Friday, August 30, 2013

Week 1, Part 3 Prompt 3 **EDITED**


            Being alone is not something that happens very often. My life is constantly busy, on the go, running around. Alone time is something that I am rarely blessed with time to myself. Sometimes I find myself thinking, “Wow, this is really nice, I should cut back on my busy life and enjoy myself.” Getting to this point is probably being alone in my car while driving to work, class and my boyfriend’s house. Also, lying in my bed at night. These are pretty much the only times I am alone in my life.

EDITED VERSION


            The room is cold, quiet and somber. The rain is pouring down outside and the clouds are covering the sun; the only light in the room is coming from the muted TV. She sits there silently on the couch wondering how the world can be such a cruel, yet beautiful place. To her right she sees the soft raindrops rippling the calm lake outside, yet to her right she sees a television flashing clips of war scenes and economy crisis’.  She chooses to keep looking out the window.  She sees trees across the lake, swaying in the light breeze being soaked in rain. It really is a beautiful scene she thinks to herself. 

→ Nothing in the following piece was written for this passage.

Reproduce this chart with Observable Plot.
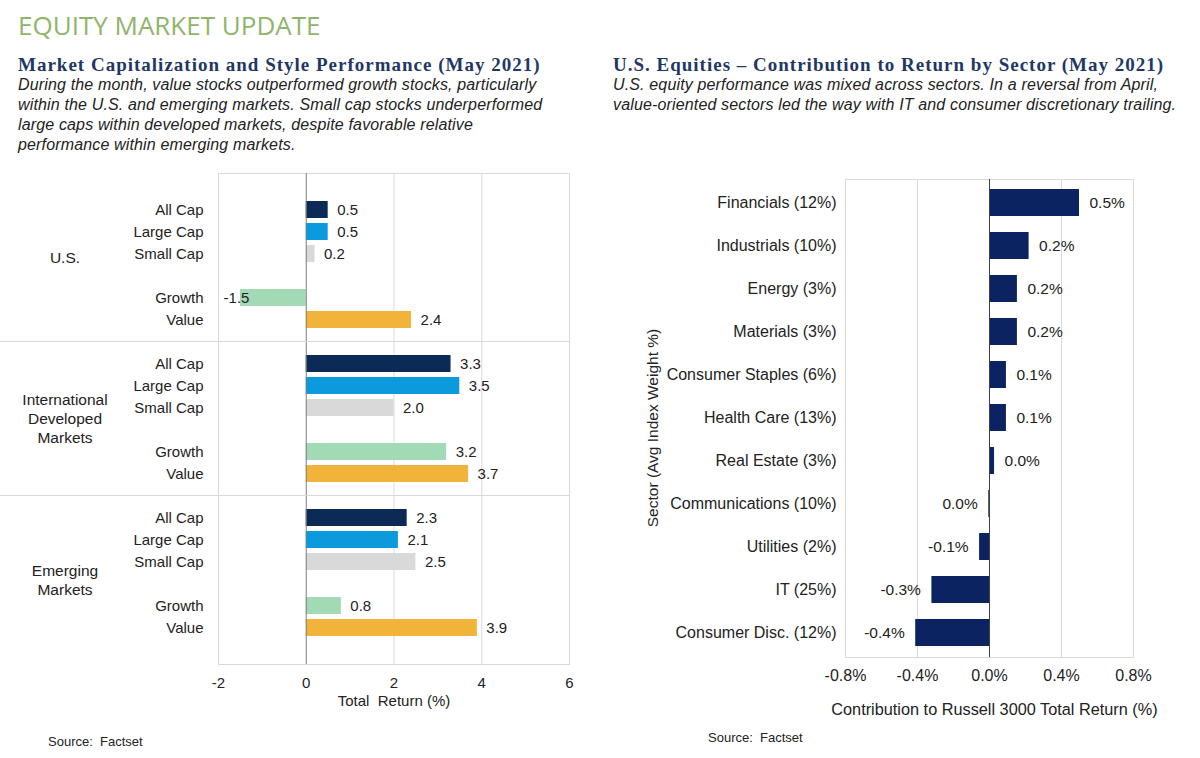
<!DOCTYPE html>
<html><head><meta charset="utf-8">
<script src="https://cdn.jsdelivr.net/npm/d3@7"></script>
<script src="https://cdn.jsdelivr.net/npm/@observablehq/plot@0.6"></script>
<style>
html,body{margin:0;padding:0;background:#fff;}
body{width:1200px;height:758px;position:relative;overflow:hidden;font-family:"Liberation Sans",Arial,sans-serif;}
.abs{position:absolute;white-space:nowrap;}
#main{left:18px;top:10px;font-family:"Open Sans",sans-serif;font-size:26px;line-height:30px;color:#8fb56a;}
.ttl{font-family:"Liberation Serif",serif;font-weight:bold;font-size:19px;line-height:20px;letter-spacing:1px;color:#1f3864;}
.sub{font-style:italic;font-size:16px;line-height:20px;letter-spacing:0.15px;color:#222;}
.src{font-size:13px;line-height:14px;color:#222;}
.chart{position:absolute;}
#ytitle{left:653px;top:428px;font-size:15.5px;color:#222;transform:translate(-50%,-50%) rotate(-90deg);}
</style></head><body>
<div id="main" class="abs">EQUITY MARKET UPDATE</div>
<div class="abs ttl" style="left:18px;top:55px;">Market Capitalization and Style Performance (May 2021)</div>
<div class="abs sub" style="left:18px;top:75px;">During the month, value stocks outperformed growth stocks, particularly<br>within the U.S. and emerging markets. Small cap stocks underperformed<br>large caps within developed markets, despite favorable relative<br>performance within emerging markets.</div>
<div class="abs ttl" style="left:613px;top:55px;">U.S. Equities – Contribution to Return by Sector (May 2021)</div>
<div class="abs sub" style="left:613px;top:75px;">U.S. equity performance was mixed across sectors. In a reversal from April,<br>value-oriented sectors led the way with IT and consumer discretionary trailing.</div>
<div id="leftChart" class="chart" style="left:0;top:150px;"></div>
<div id="rightChart" class="chart" style="left:600px;top:150px;"></div>
<div id="ytitle" class="abs">Sector (Avg Index Weight %)</div>
<div class="abs src" style="left:48px;top:735px;">Source:&nbsp; Factset</div>
<div class="abs src" style="left:708px;top:731px;">Source:&nbsp; Factset</div>
<script>
// ---- Left chart data ----
const groups = ["U.S.", "International Developed Markets", "Emerging Markets"];
const groupLabels = [["U.S."], ["International", "Developed", "Markets"], ["Emerging", "Markets"]];
const series = ["All Cap", "Large Cap", "Small Cap", "Growth", "Value"];
const usReturns = [0.5, 0.5, 0.2, -1.5, 2.4];
const intlReturns = [3.3, 3.5, 2.0, 3.2, 3.7];
const emReturns = [2.3, 2.1, 2.5, 0.8, 3.9];
const xTicksLeft = [-2, 0, 2, 4, 6];

// ---- Right chart data ----
const sectors = ["Financials (12%)", "Industrials (10%)", "Energy (3%)", "Materials (3%)", "Consumer Staples (6%)", "Health Care (13%)", "Real Estate (3%)", "Communications (10%)", "Utilities (2%)", "IT (25%)", "Consumer Disc. (12%)"];
const contributions = [0.50, 0.22, 0.155, 0.155, 0.094, 0.094, 0.028, -0.004, -0.055, -0.32, -0.41];
const contributionLabels = ["0.5%", "0.2%", "0.2%", "0.2%", "0.1%", "0.1%", "0.0%", "0.0%", "-0.1%", "-0.3%", "-0.4%"];
const xTicksRight = [-0.8, -0.4, 0, 0.4, 0.8];

const seriesColors = {"All Cap": "#0b2a55", "Large Cap": "#0b9bdc", "Small Cap": "#d9d9d9", "Growth": "#a3dab6", "Value": "#f0b43a"};
const FONT = "Liberation Sans, Arial, sans-serif";

// Build rows (with blank spacer rows)
const returnsByGroup = [usReturns, intlReturns, emReturns];
const domainKeys = [];
const labelOf = {};
const bars = [];
const separators = [];
groups.forEach((g, gi) => {
  series.forEach((s, si) => {
    if (si === 3) { const k = g + "|gap"; domainKeys.push(k); labelOf[k] = ""; }
    const k = g + "|" + s;
    domainKeys.push(k); labelOf[k] = s;
    bars.push({key: k, group: g, series: s, value: returnsByGroup[gi][si]});
  });
  if (gi < groups.length - 1) { const k = g + "|sep"; domainKeys.push(k); labelOf[k] = ""; separators.push(k); }
});

const left = Plot.plot({
  width: 600, height: 560,
  marginLeft: 218, marginRight: 31, marginTop: 23, marginBottom: 46,
  style: {fontFamily: FONT, fontSize: "15px", color: "#222", background: "transparent"},
  x: {domain: [-2, 6], ticks: xTicksLeft, tickFormat: d => String(d), tickSize: 0, tickPadding: 13, label: null},
  y: {domain: domainKeys, paddingInner: 0.23, paddingOuter: 1.2, tickSize: 0, tickPadding: 15, tickFormat: k => labelOf[k], label: null},
  marks: [
    Plot.frame({stroke: "#d9d9d9"}),
    Plot.ruleX([2, 4], {stroke: "#d9d9d9"}),
    Plot.barX(bars, {x: "value", y: "key", fill: d => seriesColors[d.series]}),
    Plot.ruleX([0], {stroke: "#7f7f7f"}),
    Plot.text(bars, {filter: d => d.value >= 0, x: "value", y: "key", text: d => d.value.toFixed(1), textAnchor: "start", dx: 9, fontSize: 15, fill: "#222"}),
    Plot.text(bars, {filter: d => d.value < 0, x: "value", y: "key", text: d => d.value.toFixed(1), textAnchor: "end", dx: 9, fontSize: 15, fill: "#222"}),
    Plot.text(["Total  Return (%)"], {frameAnchor: "bottom", dy: 41, fontSize: 15, fill: "#222"})
  ]
});
document.getElementById("leftChart").appendChild(left);
{
  const ys = left.scale("y"), xs = left.scale("x");
  const [r0, r1] = ys.range;
  const bounds = [r0];
  separators.forEach(k => {
    const yy = ys.apply(k) + ys.bandwidth / 2;
    bounds.push(yy);
    d3.select(left).append("line").attr("x1", 0).attr("x2", xs.apply(6)).attr("y1", yy).attr("y2", yy).attr("stroke", "#d9d9d9");
  });
  bounds.push(r1);
  const lh = 19;
  groups.forEach((g, gi) => {
    const cy = (bounds[gi] + bounds[gi + 1]) / 2;
    const lines = groupLabels[gi];
    const t = d3.select(left).append("text")
      .attr("text-anchor", "middle").attr("fill", "#222")
      .attr("font-family", FONT).attr("font-size", 15.5);
    lines.forEach((ln, li) => {
      t.append("tspan").attr("x", xs.apply(-2) - 153)
        .attr("y", cy + (li - (lines.length - 1) / 2) * lh)
        .attr("dy", "0.35em").text(ln);
    });
  });
}

const sectorRows = sectors.map((s, i) => ({sector: s, value: contributions[i], label: contributionLabels[i]}));
const right = Plot.plot({
  width: 600, height: 580,
  marginLeft: 245, marginRight: 67, marginTop: 29, marginBottom: 73,
  style: {fontFamily: FONT, fontSize: "16px", color: "#222", background: "transparent"},
  x: {domain: [-0.8, 0.8], ticks: xTicksRight, tickFormat: d => d.toFixed(1) + "%", tickSize: 0, tickPadding: 12, label: null, fontSize: 16.5},
  y: {domain: sectors, paddingInner: 0.37, paddingOuter: 0.17, tickSize: 0, tickPadding: 9, label: null},
  marks: [
    Plot.frame({stroke: "#d9d9d9"}),
    Plot.ruleX([-0.4, 0.4], {stroke: "#d9d9d9"}),
    Plot.barX(sectorRows, {x: "value", y: "sector", fill: "#0b2361"}),
    Plot.ruleX([0], {stroke: "#404040"}),
    Plot.text(sectorRows, {filter: d => d.value > 0, x: "value", y: "sector", text: "label", textAnchor: "start", dx: 10, fontSize: 15.5, fill: "#222"}),
    Plot.text(sectorRows, {filter: d => d.value <= 0, x: "value", y: "sector", text: "label", textAnchor: "end", dx: -11, fontSize: 15.5, fill: "#222"}),
    Plot.text(["Contribution to Russell 3000 Total Return (%)"], {frameAnchor: "bottom", dy: 57, dx: 5, fontSize: 16.3, fill: "#222"})
  ]
});
document.getElementById("rightChart").appendChild(right);
</script>
</body></html>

Week 1, Part 3. Prompts: Know thyself... Prompt 2


            I’m sitting in a quiet room with no one around. Having the peace and serenity is nice but seeing faces is also nice too. I tend to stare at objects/people so with no one around my eyes can wander feverishly without anyone judging me. I like to look at the details in things. If I were to leave my bedroom and someone asked me to tell them exactly what it looks like I could tell them every detail from the giant poster on my wall to the splat of paint on the baseboard that was the result of a five dollar paint job done by my brother. Attention to detail is important to me and I certainly use my eyes more than any other sense, as many probably do also.

Week 1, Part 3. Prompts: Know thyself... Prompt 1


            Being by myself with no one to talk to is deadly when it comes to my imagination. My mind races about everything that has happened during the day, or what I need to do later. I hardly think about the “now”. Often times I find myself sitting silently just thinking about everything I need to fix. This is where the deadly part comes in. I am never satisfied with anything including myself. I am my own worst enemy when it comes to negative thinking. I am generally pretty positive in regards to others, but by myself I am always comparing myself to things/people and wondering how I can get better at well, everything. It isn’t good to sit alone in a quiet room.

Tuesday, August 27, 2013

Week 1, Part 2. Theme: Know thyself... know thyself?


Journal Entry 1

Waking up for school in the morning is extremely difficult for me. Knowing that I have to go to class and spend my day listening to teachers ramble on about things is just annoying. It is quite funny that I find class to be so irritating especially considering that I want to be an English teacher. Maybe I should try and look at class in a different light.
Classes wouldn’t be so bad if I didn’t have to wake up early in the morning. I think the worst part about them is sitting there counting the seconds until I get to come home. I think this is why I like online classes so much. When I become a teacher I’m going to try my hardest to make my classes fun for everyone.

P.s. I'm not sure if this is done correctly, please forgive me if I've messed up my first journal entry.

Week 1, Part 1. Writer's autobiography as a writer


My mind raced as I sat looking at the blank sheet of paper in front of me. How am I going to write three pages over such a simple topic? My eyes rolled to the back of my head at the thought of actually having to pick up the pencil and start writing words on the blue lined paper.

You love to write but you have a hard time thinking of things to write about. You can sit in a chair for what seems like an eternity and still have no creative juices flowing.  Trying to think of ideas to write about really makes your blood boil. Knowing that you are timed only makes you want to scream even more.

She sat there silent in her chair watching the seconds tick away on the platter-sized clock that hung from the blinding yellow wall. She had started to ponder what she should write about after realizing her time limit was wasting away. After 10 minutes of silent arguments with herself, she decided that she would write about her future.